Start of INPUT ROWS

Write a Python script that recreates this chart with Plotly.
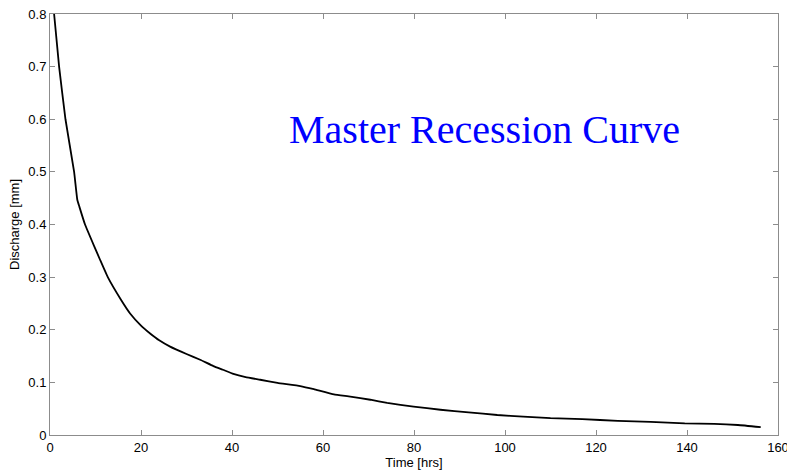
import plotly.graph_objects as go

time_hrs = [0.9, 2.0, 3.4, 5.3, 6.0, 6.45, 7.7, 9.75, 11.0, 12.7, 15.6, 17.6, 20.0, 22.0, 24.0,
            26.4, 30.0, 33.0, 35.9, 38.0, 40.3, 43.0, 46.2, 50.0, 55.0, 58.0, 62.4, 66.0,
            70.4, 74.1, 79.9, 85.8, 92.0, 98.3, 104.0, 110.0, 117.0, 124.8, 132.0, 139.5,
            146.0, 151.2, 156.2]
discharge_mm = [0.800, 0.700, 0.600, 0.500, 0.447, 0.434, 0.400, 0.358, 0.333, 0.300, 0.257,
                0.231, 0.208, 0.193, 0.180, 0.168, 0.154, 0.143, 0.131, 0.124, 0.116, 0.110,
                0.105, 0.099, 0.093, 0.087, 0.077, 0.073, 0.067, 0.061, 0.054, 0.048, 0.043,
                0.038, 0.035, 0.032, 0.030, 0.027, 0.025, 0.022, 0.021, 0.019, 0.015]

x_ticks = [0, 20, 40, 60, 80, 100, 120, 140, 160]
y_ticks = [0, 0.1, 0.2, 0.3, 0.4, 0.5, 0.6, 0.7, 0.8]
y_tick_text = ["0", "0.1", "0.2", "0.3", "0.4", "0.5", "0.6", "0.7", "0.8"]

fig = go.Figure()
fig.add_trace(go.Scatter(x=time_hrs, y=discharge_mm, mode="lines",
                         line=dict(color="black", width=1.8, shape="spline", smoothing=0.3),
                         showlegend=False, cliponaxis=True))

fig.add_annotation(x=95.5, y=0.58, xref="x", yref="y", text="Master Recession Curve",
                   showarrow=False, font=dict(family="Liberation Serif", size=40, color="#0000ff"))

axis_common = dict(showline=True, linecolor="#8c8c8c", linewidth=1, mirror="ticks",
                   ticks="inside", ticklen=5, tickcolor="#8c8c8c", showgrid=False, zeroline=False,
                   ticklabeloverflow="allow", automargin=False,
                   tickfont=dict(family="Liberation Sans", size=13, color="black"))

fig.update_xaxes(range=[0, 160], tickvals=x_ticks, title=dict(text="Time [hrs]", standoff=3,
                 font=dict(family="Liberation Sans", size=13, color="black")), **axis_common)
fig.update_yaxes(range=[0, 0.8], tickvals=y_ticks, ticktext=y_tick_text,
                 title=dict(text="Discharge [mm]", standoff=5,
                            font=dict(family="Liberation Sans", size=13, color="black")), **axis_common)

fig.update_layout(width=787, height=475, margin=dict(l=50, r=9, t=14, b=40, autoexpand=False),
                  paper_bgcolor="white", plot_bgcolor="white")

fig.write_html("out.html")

End of INPUT ROWS
Start of INPUT ROWS

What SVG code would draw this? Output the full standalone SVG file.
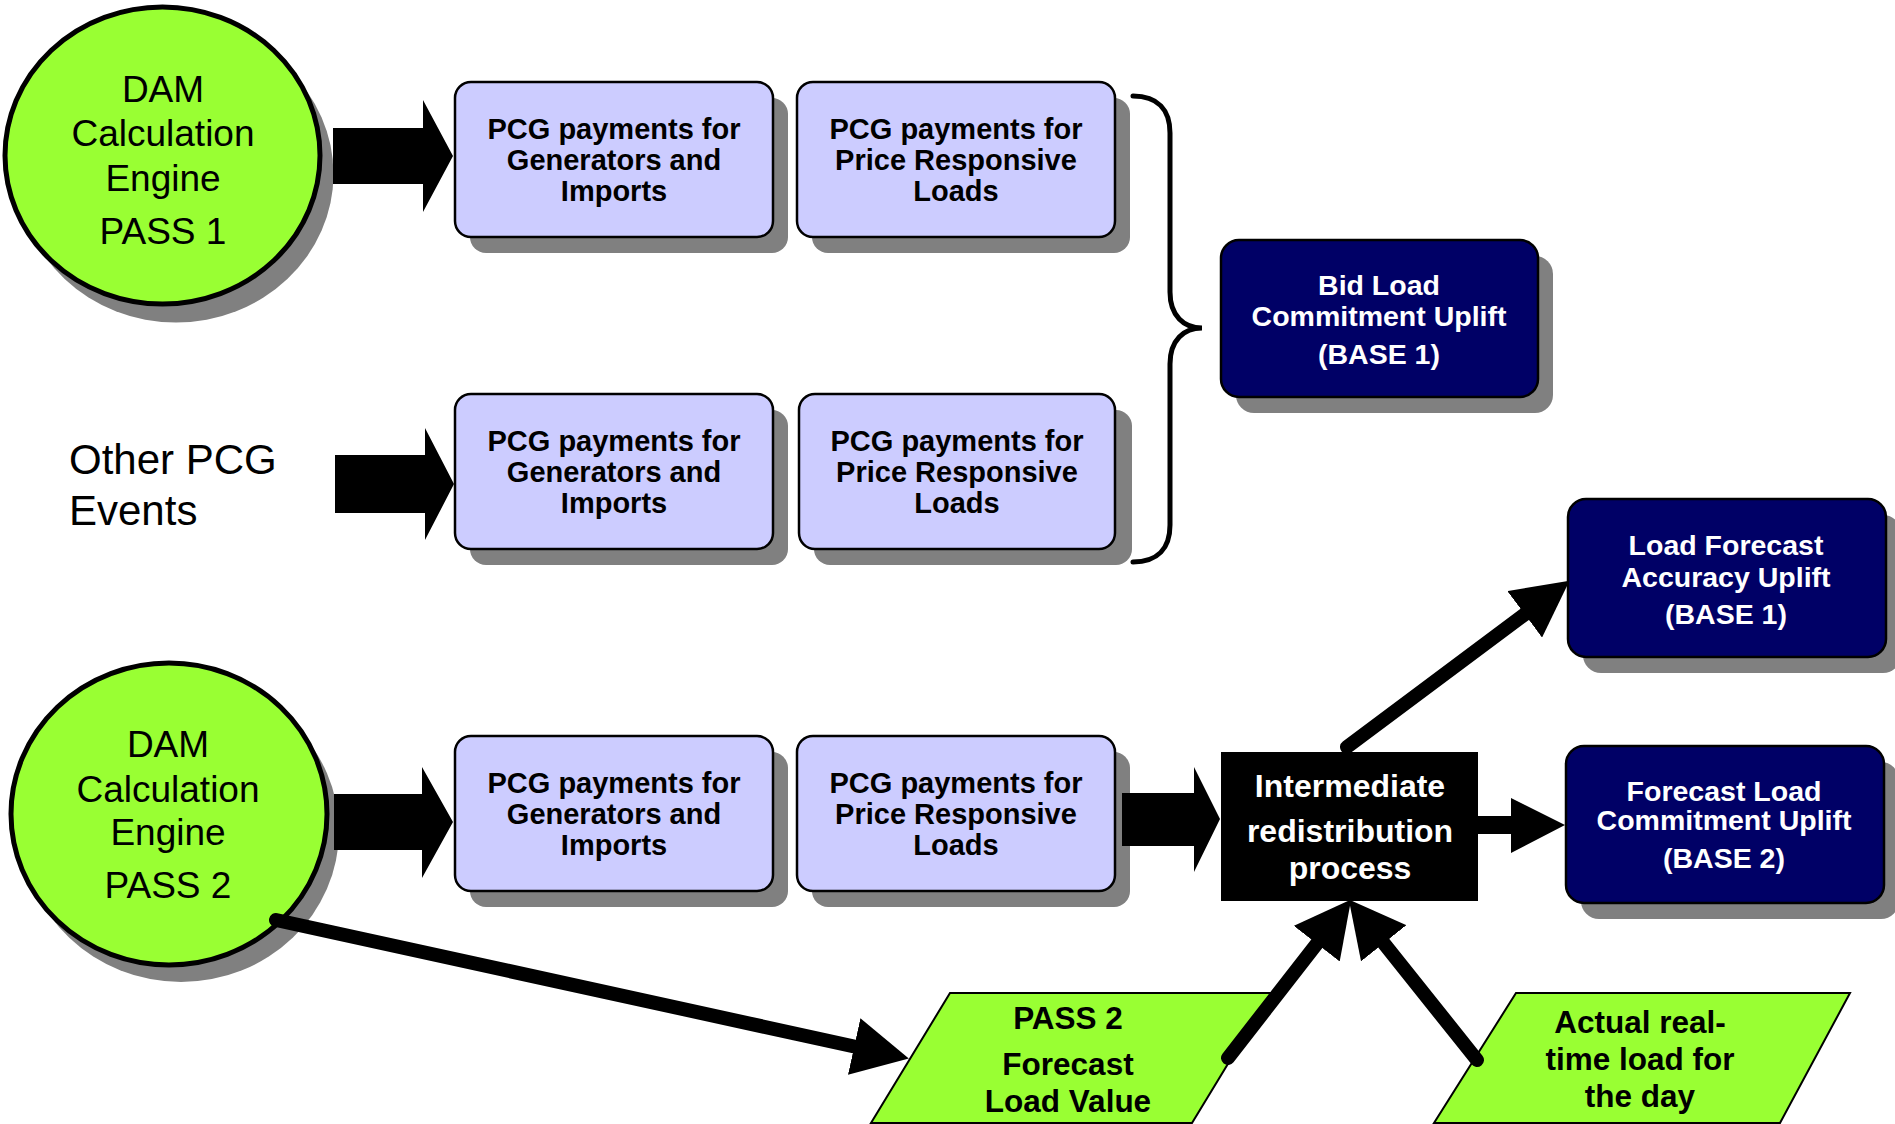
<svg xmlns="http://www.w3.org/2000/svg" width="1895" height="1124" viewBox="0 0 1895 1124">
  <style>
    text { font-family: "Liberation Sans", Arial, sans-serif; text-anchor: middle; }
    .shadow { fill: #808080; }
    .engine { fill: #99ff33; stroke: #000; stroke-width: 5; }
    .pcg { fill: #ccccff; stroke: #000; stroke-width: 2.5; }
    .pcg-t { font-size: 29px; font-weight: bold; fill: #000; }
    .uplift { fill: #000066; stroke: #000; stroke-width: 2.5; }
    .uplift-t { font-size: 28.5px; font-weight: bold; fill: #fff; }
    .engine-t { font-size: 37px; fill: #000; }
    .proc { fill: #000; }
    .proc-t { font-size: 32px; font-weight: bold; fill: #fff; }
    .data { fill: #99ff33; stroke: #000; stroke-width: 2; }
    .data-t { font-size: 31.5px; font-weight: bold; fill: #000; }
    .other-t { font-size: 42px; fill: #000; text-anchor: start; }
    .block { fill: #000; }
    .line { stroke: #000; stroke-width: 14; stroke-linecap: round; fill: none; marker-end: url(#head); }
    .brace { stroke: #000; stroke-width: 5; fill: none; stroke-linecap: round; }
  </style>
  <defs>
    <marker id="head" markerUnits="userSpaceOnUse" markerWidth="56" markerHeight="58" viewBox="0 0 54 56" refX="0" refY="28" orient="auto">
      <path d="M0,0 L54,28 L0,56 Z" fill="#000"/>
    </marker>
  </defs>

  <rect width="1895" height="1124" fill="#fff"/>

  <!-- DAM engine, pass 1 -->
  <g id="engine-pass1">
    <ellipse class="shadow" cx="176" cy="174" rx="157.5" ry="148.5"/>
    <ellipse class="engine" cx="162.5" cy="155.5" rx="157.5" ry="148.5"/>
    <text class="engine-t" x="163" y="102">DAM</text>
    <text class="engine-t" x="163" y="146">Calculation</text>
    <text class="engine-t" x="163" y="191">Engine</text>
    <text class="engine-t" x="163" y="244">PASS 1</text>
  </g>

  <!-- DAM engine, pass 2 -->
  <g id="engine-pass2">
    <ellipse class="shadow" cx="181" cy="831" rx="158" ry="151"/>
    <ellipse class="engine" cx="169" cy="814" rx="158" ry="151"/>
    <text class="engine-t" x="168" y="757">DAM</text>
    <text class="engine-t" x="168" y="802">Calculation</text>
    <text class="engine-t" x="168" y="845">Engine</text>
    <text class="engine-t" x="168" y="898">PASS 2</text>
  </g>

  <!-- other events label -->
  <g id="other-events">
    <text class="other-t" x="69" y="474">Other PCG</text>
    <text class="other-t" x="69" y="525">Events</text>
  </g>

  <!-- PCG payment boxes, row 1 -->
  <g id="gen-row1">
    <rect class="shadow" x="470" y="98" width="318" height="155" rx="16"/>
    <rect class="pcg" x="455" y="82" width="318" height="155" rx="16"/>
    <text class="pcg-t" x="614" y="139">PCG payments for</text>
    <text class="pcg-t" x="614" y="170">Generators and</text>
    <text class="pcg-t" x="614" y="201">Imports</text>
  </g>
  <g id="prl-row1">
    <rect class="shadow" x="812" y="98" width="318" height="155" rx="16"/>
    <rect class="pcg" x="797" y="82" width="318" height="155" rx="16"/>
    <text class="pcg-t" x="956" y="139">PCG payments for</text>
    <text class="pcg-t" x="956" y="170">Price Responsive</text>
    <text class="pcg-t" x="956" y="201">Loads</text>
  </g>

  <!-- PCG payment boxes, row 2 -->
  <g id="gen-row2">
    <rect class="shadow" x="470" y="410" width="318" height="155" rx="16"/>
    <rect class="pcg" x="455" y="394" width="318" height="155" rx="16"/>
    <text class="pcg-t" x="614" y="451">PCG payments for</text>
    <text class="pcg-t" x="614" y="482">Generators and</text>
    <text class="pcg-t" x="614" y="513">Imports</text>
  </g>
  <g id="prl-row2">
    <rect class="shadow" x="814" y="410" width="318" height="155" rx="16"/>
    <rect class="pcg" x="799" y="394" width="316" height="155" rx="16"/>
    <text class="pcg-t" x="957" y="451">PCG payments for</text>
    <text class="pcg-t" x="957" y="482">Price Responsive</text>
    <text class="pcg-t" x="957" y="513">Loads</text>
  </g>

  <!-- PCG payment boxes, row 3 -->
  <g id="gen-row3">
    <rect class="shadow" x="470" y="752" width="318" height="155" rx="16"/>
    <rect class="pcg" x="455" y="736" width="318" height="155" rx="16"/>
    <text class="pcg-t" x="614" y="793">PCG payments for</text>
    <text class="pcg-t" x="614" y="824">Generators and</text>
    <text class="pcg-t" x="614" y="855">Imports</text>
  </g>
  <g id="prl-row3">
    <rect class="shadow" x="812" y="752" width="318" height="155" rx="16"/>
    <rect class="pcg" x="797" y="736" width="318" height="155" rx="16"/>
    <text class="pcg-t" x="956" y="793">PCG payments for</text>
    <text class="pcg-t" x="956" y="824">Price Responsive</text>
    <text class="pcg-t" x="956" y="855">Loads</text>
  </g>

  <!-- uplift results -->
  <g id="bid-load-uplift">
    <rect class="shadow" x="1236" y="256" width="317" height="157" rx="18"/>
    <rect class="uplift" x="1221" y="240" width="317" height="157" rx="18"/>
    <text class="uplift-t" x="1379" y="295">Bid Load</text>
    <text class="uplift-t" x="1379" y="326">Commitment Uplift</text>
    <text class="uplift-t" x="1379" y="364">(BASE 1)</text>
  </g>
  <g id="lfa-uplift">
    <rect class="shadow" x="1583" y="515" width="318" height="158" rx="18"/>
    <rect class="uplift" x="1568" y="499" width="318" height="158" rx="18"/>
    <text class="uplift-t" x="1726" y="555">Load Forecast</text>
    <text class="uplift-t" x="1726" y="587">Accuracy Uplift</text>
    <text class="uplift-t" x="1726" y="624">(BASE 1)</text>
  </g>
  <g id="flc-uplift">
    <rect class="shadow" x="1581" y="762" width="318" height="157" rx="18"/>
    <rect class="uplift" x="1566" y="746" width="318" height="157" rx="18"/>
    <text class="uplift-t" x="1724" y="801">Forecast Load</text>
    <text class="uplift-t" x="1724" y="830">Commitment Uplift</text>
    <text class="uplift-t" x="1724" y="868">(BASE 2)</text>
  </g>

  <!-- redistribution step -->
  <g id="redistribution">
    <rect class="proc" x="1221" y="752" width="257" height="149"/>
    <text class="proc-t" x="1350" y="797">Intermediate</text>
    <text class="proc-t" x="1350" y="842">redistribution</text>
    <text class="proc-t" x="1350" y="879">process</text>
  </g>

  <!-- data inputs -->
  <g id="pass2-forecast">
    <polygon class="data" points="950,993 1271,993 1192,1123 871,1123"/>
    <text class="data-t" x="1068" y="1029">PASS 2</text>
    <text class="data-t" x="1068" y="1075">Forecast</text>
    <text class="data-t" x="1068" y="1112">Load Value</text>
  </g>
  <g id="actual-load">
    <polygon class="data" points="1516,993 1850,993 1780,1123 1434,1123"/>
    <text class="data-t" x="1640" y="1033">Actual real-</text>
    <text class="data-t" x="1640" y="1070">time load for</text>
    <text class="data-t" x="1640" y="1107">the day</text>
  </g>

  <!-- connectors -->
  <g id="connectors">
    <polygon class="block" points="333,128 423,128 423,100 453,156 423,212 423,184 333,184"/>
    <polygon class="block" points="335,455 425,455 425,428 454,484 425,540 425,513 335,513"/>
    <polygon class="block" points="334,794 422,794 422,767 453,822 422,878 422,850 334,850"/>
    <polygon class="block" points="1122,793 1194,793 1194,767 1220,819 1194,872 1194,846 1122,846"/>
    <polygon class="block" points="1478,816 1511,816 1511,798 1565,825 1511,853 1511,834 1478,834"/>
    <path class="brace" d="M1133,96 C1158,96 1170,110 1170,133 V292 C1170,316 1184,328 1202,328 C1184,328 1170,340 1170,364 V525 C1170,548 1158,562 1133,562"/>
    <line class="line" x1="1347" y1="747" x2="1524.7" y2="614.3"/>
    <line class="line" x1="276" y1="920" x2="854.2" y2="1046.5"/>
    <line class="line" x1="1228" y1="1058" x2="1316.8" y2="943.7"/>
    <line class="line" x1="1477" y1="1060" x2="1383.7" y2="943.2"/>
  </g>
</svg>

End of INPUT ROWS
Start of INPUT ROWS

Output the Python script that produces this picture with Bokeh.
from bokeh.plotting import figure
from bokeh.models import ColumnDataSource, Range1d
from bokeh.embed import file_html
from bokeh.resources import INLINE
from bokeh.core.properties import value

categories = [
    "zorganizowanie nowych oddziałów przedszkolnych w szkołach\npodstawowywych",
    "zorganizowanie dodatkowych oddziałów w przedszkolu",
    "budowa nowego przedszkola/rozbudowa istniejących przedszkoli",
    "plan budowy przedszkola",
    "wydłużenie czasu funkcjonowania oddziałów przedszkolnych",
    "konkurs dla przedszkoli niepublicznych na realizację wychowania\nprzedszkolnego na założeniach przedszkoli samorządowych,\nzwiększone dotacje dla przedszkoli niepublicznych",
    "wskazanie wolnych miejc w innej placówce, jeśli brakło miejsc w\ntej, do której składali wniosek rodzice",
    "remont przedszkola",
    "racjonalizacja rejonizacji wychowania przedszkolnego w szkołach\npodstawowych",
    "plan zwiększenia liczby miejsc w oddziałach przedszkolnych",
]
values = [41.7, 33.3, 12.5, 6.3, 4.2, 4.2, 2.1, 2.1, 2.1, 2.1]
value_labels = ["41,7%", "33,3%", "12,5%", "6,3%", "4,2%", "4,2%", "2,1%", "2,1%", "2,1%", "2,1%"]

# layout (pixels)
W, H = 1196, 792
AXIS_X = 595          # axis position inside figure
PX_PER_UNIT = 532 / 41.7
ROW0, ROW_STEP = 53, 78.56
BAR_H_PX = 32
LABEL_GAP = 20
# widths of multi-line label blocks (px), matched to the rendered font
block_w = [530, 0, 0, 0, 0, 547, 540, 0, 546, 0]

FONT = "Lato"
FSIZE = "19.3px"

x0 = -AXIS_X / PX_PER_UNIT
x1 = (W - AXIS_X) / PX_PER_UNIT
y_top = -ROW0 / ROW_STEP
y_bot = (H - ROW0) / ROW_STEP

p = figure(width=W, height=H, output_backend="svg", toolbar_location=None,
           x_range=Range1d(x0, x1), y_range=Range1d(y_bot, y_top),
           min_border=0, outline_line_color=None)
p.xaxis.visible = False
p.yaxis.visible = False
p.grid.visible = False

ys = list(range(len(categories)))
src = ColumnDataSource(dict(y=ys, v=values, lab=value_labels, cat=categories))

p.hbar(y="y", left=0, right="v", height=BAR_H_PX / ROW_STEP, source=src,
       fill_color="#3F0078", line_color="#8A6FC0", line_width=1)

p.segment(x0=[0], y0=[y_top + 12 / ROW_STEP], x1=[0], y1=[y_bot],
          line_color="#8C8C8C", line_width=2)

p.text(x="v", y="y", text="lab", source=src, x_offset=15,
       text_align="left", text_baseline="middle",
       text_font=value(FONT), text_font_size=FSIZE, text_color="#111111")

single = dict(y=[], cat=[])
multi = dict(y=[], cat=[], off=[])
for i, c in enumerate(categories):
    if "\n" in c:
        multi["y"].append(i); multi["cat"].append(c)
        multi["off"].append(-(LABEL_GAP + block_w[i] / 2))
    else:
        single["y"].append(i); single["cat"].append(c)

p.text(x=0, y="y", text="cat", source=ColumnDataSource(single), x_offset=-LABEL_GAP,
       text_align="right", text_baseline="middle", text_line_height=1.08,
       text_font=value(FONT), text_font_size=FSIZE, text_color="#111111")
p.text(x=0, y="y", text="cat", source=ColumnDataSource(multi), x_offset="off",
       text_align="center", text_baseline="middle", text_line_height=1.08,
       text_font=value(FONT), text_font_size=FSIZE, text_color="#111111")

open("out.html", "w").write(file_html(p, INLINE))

End of INPUT ROWS

#### [STATED EXERCISE]
Exactly the lines starting at the line containing "Write a Python" and ending at the line containing "import plotly.graph_objects as go" should be transcribed, both included; omit the pictures.

#### [THE COMPLETED TASK]
Write a Python script that recreates this chart with Plotly.
import plotly.graph_objects as go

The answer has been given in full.